TS: Will you talk about the teachers or other professionals who had a profound impact on you? PG: Jewel Lord was a high school music teacher who let me do everything. He let me conduct, he let me write, anything I wanted to do. I must have played four or five instruments in high school before I made up my mind. He didn’t care. He was a professional French horn player who taught school, and he was fantastic. The other influential teacher in high school was Arley Richardson, who was a woodwind player. They were both very open. They weren’t dictatorial. That’s totally unheard of in the music business. Lenny Bernstein, even though I never took lessons from him, taught me every day of my life. And Steve Sondheim, too. Those people have influenced my career the most.


TS: On Kiss Me, Kate you’re going to be music director and conductor. Can you tell us what those job titles are responsible for? PG: The music director is responsible for teaching the score and teaching it in a way that will make both the composer and director happy. The conductor conducts the orchestra every night as part of the performance. On Broadway, they hire someone called a “contractor” and that person hires the band. I don’t like to do it that way. The guy who first hired me on Broadway didn’t do it that way, and I thought it was a great idea, because I can hire people who I know will make the orchestra sound the way I want it to, which is my responsibility. In Kiss Me, Kate’s orchestra, there are three new people, out of a total of 16, who have never played at Studio 54 before. It’s similar to what a director does with a cast, only I am casting musicians.

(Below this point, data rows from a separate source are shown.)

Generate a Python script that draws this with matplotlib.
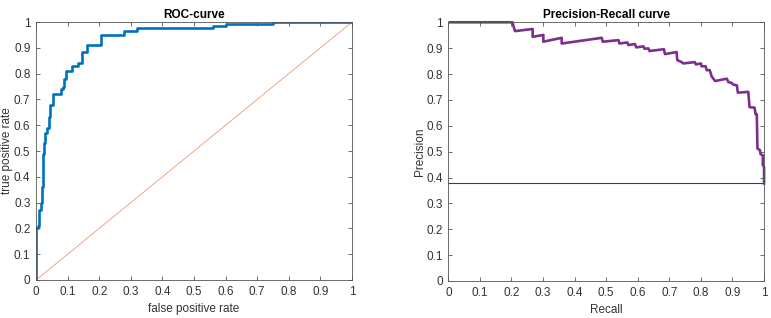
import numpy as np
import matplotlib.pyplot as plt

plt.rcParams['font.family'] = ['Liberation Sans', 'DejaVu Sans']

# ROC curve (staircase levels)
roc_fpr = [0, 0, 0.005, 0.008, 0.015, 0.020, 0.022, 0.025, 0.028, 0.034, 0.040,
           0.045, 0.055, 0.079, 0.086, 0.090, 0.096, 0.113, 0.132, 0.147, 0.160,
           0.205, 0.28, 0.318, 0.56, 0.60, 0.75, 1.0]
roc_tpr = [0, 0.20, 0.21, 0.27, 0.30, 0.36, 0.49, 0.53, 0.57, 0.59, 0.63,
           0.68, 0.72, 0.74, 0.75, 0.78, 0.81, 0.83, 0.84, 0.885, 0.91,
           0.95, 0.965, 0.975, 0.985, 0.993, 1.0, 1.0]

# Precision-recall curve vertices
pr_recall = [0.005, 0.203, 0.211, 0.267, 0.267, 0.301, 0.301, 0.359, 0.359, 0.486,
             0.489, 0.539, 0.542, 0.567, 0.570, 0.591, 0.595, 0.618, 0.621, 0.634,
             0.637, 0.683, 0.686, 0.723, 0.725, 0.739, 0.744, 0.781, 0.784, 0.800,
             0.802, 0.815, 0.818, 0.828, 0.834, 0.845, 0.882, 0.887, 0.898, 0.901,
             0.914, 0.917, 0.950, 0.954, 0.970, 0.973, 0.977, 0.979, 0.987, 0.989,
             0.996, 0.996, 1.0, 1.0]
pr_prec = [1.0, 1.0, 0.966, 0.974, 0.944, 0.951, 0.925, 0.940, 0.918, 0.940,
           0.925, 0.931, 0.918, 0.922, 0.912, 0.916, 0.903, 0.907, 0.898, 0.899,
           0.889, 0.896, 0.877, 0.885, 0.854, 0.846, 0.841, 0.846, 0.837, 0.841,
           0.830, 0.830, 0.815, 0.815, 0.791, 0.773, 0.782, 0.769, 0.765, 0.760,
           0.756, 0.728, 0.731, 0.672, 0.670, 0.645, 0.645, 0.512, 0.506, 0.490,
           0.486, 0.448, 0.441, 0.377]
baseline_prec = 0.377

ticks = np.round(np.arange(0, 1.01, 0.1), 1)
tick_labels = ['0', '0.1', '0.2', '0.3', '0.4', '0.5', '0.6', '0.7', '0.8', '0.9', '1']

fig = plt.figure(figsize=(7.71, 3.18), dpi=100)
ax1 = fig.add_axes([0.0467, 0.1195, 0.4099, 0.8113])
ax2 = fig.add_axes([0.5815, 0.1164, 0.4095, 0.8135])

for ax in (ax1, ax2):
    ax.set_xlim(0, 1)
    ax.set_ylim(0, 1)
    ax.set_xticks(ticks)
    ax.set_xticklabels(tick_labels)
    ax.set_yticks(ticks)
    ax.set_yticklabels(tick_labels)
    ax.tick_params(direction='in', length=3, width=0.5, colors='#333333',
                   labelsize=8.5, top=True, right=True, pad=4)
    for s in ax.spines.values():
        s.set_color('#555555')
        s.set_linewidth(0.6)

# --- ROC ---
ax1.plot([0, 1], [0, 1], color='#D95319', linewidth=0.5, alpha=0.7)
ax1.plot(roc_fpr, roc_tpr, drawstyle='steps-post', color='#0072BD', linewidth=1.9)
ax1.set_title('ROC-curve', fontsize=8.5, fontweight='bold', pad=3)
ax1.set_xlabel('false positive rate', fontsize=8.5, color='#333333', labelpad=4)
ax1.set_ylabel('true positive rate', fontsize=8.5, color='#333333')
ax1.yaxis.set_label_coords(-0.072, 0.5)

# --- Precision-Recall ---
ax2.axhline(baseline_prec, color='#404040', linewidth=0.8)
ax2.plot(pr_recall, pr_prec, color='#7E2F8E', linewidth=1.9, clip_on=False)
ax2.set_title('Precision-Recall curve', fontsize=8.5, fontweight='bold', pad=3)
ax2.set_xlabel('Recall', fontsize=8.5, color='#333333', labelpad=4)
ax2.set_ylabel('Precision', fontsize=8.5, color='#333333')
ax2.yaxis.set_label_coords(-0.072, 0.5)

fig.savefig('out.png', dpi=100)
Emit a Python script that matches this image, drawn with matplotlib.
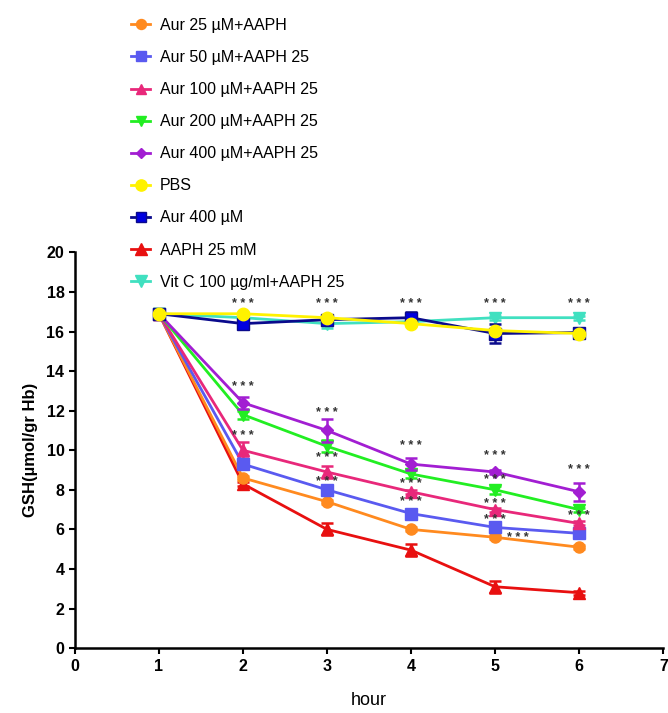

TS: Larry Hochman is doing new orchestrations, correct? PG: Yes, because the revival I worked on in 1999, with Brian Stokes Mitchell and the late Marin Mazzie in the leading roles, was so specific. Don Sebesky was the orchestrator then, and we did a whole different thing on that.


TS: Is it a challenge returning to a piece you’ve already music directed? PG: I erase everything; it’s like an Etch-a-Sketch. I think there’s a hundred different ways of doing something. The most important thing is to remember that you are working with different people who are gifted in different ways. Kelli O’Hara is not Marin Mazzie, and Will Chase is not Brian Stokes Mitchell, and vice versa. They don’t approach things the same way. I like starting with a clean slate. That’s part of the reason we’re doing new orchestrations.


Paul Gemignani


TS: So, there are 16 in this orchestra. How many were in the ’99 version? PG: I think there were four more. It’s not about Roundabout being cheap. I can get four more, but I can’t fit them into the stage left and right boxes at Studio 54—which is where the orchestra is situated. I love Studio 54’s set-up, because the orchestra can see the action instead of being underneath it.


TS: I’m curious how you decide which instruments will be in the house left boxes and which will be house right? PG: Well, it’s funny you ask that. I’ve changed it. I need the strings by me this time around, because they need the most attention. That’s why I put them in front of me on the house left side. Why do I sit on house left? Because it’s a better view of the stage. I can see more if I sit there. In terms of which instruments go where, you think about families. The string family goes in one place, the rhythm family goes in another, the woodwind family goes in another, the brass goes in yet another. The rhythm section in a 1940s show always incorporates guitar, drums, and bass, so I put the rhythm section upstairs house left, above my head. I moved the keyboard player to the house right side, since he’s not playing rhythm. The woodwinds are sitting below, and up above that we have a bigger brass section than usual (two trumpets, a trombone, and a French horn). They are actually building a platform and fixing that area in order for this band to fit. We’ve had more people playing shows at Studio 54 before, but not this particular instrumentation. That’s why we have to change it.